> Task description: A precise retyping is required of every line from the one containing "Rebuild this diagram as a LaTeX" down to the one containing "(0,0) rectangle (2453,889);", both included, and of no other line.

> Exercise material:

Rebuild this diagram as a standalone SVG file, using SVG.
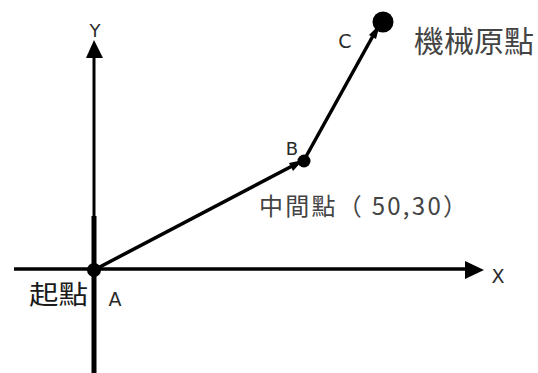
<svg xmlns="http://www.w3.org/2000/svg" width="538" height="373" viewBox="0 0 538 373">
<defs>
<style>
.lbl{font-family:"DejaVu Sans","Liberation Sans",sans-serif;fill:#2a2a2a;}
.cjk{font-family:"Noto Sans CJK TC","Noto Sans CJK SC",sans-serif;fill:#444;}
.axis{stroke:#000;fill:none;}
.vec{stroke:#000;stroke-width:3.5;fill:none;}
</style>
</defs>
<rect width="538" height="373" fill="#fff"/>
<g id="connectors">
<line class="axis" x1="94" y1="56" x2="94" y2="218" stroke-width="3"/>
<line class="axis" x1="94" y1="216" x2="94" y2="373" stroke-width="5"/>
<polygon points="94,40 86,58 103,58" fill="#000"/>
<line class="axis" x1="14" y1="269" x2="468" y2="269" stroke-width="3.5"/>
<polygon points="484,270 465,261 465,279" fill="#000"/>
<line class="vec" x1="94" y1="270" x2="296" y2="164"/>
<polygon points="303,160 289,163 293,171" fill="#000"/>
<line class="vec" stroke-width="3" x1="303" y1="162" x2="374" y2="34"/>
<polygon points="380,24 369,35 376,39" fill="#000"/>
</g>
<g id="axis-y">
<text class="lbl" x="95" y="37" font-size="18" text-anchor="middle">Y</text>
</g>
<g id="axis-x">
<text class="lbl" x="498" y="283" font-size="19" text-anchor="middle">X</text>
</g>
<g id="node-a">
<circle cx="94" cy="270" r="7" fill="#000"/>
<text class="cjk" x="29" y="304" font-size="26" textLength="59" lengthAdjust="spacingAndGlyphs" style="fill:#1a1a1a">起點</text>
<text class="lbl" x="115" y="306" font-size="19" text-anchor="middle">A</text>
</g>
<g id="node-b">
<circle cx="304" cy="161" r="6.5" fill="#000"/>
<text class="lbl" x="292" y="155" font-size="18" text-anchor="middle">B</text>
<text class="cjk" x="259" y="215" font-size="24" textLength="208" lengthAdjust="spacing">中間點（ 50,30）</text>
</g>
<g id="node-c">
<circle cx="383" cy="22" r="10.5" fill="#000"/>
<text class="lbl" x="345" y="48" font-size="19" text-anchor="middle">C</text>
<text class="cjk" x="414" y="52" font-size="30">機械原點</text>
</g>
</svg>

* * *

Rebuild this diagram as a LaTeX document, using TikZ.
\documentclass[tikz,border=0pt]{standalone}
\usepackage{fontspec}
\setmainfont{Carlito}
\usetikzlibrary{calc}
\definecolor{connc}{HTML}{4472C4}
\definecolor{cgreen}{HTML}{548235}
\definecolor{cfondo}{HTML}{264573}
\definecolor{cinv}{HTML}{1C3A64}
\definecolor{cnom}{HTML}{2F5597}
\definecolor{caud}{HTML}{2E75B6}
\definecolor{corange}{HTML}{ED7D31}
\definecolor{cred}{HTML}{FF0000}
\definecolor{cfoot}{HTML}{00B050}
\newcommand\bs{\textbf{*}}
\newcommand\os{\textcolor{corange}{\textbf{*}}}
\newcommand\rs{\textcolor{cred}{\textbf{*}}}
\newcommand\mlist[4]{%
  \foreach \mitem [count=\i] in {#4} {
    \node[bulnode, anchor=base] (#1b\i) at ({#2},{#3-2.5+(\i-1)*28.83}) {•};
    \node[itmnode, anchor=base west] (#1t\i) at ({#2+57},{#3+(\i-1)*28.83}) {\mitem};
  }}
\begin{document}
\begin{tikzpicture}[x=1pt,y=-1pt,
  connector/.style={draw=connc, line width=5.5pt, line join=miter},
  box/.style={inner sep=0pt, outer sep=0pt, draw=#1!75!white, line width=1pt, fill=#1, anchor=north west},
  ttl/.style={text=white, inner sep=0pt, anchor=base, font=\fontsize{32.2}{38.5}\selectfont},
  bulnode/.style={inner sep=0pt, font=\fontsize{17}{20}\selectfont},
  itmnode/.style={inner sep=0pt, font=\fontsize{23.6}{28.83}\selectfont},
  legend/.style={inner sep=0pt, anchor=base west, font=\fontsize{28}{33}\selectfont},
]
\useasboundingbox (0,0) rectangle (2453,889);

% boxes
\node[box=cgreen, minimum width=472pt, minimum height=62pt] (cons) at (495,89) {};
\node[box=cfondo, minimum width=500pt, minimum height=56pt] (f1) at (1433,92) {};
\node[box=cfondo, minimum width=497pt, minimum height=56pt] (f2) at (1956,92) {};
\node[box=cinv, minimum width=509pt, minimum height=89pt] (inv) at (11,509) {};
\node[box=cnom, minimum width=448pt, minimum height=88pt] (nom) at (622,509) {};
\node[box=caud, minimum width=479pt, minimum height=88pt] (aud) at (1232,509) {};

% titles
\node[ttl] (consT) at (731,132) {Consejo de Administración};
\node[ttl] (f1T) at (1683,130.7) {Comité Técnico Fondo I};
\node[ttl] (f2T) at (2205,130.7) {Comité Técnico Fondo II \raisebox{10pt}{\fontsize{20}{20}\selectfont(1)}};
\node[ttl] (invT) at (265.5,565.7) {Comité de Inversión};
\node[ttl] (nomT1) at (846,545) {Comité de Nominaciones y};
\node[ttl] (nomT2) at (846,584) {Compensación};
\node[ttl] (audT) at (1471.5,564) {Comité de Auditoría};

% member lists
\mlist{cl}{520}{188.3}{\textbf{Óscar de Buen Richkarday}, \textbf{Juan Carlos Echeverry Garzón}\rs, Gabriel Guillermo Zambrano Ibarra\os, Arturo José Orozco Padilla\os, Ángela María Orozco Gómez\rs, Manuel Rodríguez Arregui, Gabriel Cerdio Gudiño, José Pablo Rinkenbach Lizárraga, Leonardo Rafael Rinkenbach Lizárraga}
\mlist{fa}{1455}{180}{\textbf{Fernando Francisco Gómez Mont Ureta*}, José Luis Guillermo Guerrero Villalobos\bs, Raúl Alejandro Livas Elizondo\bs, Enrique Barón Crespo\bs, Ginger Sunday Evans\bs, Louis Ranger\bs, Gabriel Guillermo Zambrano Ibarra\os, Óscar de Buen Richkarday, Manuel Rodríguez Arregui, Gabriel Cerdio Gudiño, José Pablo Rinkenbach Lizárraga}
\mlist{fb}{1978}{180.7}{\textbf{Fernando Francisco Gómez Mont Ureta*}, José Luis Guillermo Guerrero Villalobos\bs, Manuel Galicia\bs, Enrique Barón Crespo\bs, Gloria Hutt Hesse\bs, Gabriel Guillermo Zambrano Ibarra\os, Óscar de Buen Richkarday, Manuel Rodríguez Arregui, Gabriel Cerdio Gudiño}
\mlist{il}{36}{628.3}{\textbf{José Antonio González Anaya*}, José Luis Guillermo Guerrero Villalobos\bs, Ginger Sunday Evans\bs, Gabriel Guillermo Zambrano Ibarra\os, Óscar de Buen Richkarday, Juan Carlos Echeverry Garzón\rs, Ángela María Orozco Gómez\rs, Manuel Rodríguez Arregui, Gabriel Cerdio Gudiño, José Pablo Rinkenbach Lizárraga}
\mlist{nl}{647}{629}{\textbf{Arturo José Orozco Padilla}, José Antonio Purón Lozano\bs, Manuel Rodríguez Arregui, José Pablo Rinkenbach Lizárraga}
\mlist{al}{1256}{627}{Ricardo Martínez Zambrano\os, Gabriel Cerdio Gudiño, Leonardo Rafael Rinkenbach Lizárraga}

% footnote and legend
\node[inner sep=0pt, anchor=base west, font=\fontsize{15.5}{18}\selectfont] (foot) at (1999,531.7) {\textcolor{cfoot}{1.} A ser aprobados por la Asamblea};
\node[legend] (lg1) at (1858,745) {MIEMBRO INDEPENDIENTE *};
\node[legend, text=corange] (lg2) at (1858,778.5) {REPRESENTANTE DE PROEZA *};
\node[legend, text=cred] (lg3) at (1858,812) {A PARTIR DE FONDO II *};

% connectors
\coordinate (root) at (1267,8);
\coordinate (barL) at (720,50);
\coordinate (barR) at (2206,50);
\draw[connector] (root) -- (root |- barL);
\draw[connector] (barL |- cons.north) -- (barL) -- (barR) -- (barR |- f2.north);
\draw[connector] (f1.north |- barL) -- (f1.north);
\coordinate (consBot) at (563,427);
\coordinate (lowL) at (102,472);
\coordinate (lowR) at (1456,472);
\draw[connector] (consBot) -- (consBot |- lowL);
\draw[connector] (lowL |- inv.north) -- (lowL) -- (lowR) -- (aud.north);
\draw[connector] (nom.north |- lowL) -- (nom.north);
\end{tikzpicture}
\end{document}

> Task result:
Rebuild this diagram as a LaTeX document, using TikZ.
\documentclass[tikz,border=0pt]{standalone}
\usepackage{fontspec}
\setmainfont{Carlito}
\usetikzlibrary{calc}
\definecolor{connc}{HTML}{4472C4}
\definecolor{cgreen}{HTML}{548235}
\definecolor{cfondo}{HTML}{264573}
\definecolor{cinv}{HTML}{1C3A64}
\definecolor{cnom}{HTML}{2F5597}
\definecolor{caud}{HTML}{2E75B6}
\definecolor{corange}{HTML}{ED7D31}
\definecolor{cred}{HTML}{FF0000}
\definecolor{cfoot}{HTML}{00B050}
\newcommand\bs{\textbf{*}}
\newcommand\os{\textcolor{corange}{\textbf{*}}}
\newcommand\rs{\textcolor{cred}{\textbf{*}}}
\newcommand\mlist[4]{%
  \foreach \mitem [count=\i] in {#4} {
    \node[bulnode, anchor=base] (#1b\i) at ({#2},{#3-2.5+(\i-1)*28.83}) {•};
    \node[itmnode, anchor=base west] (#1t\i) at ({#2+57},{#3+(\i-1)*28.83}) {\mitem};
  }}
\begin{document}
\begin{tikzpicture}[x=1pt,y=-1pt,
  connector/.style={draw=connc, line width=5.5pt, line join=miter},
  box/.style={inner sep=0pt, outer sep=0pt, draw=#1!75!white, line width=1pt, fill=#1, anchor=north west},
  ttl/.style={text=white, inner sep=0pt, anchor=base, font=\fontsize{32.2}{38.5}\selectfont},
  bulnode/.style={inner sep=0pt, font=\fontsize{17}{20}\selectfont},
  itmnode/.style={inner sep=0pt, font=\fontsize{23.6}{28.83}\selectfont},
  legend/.style={inner sep=0pt, anchor=base west, font=\fontsize{28}{33}\selectfont},
]
\useasboundingbox (0,0) rectangle (2453,889);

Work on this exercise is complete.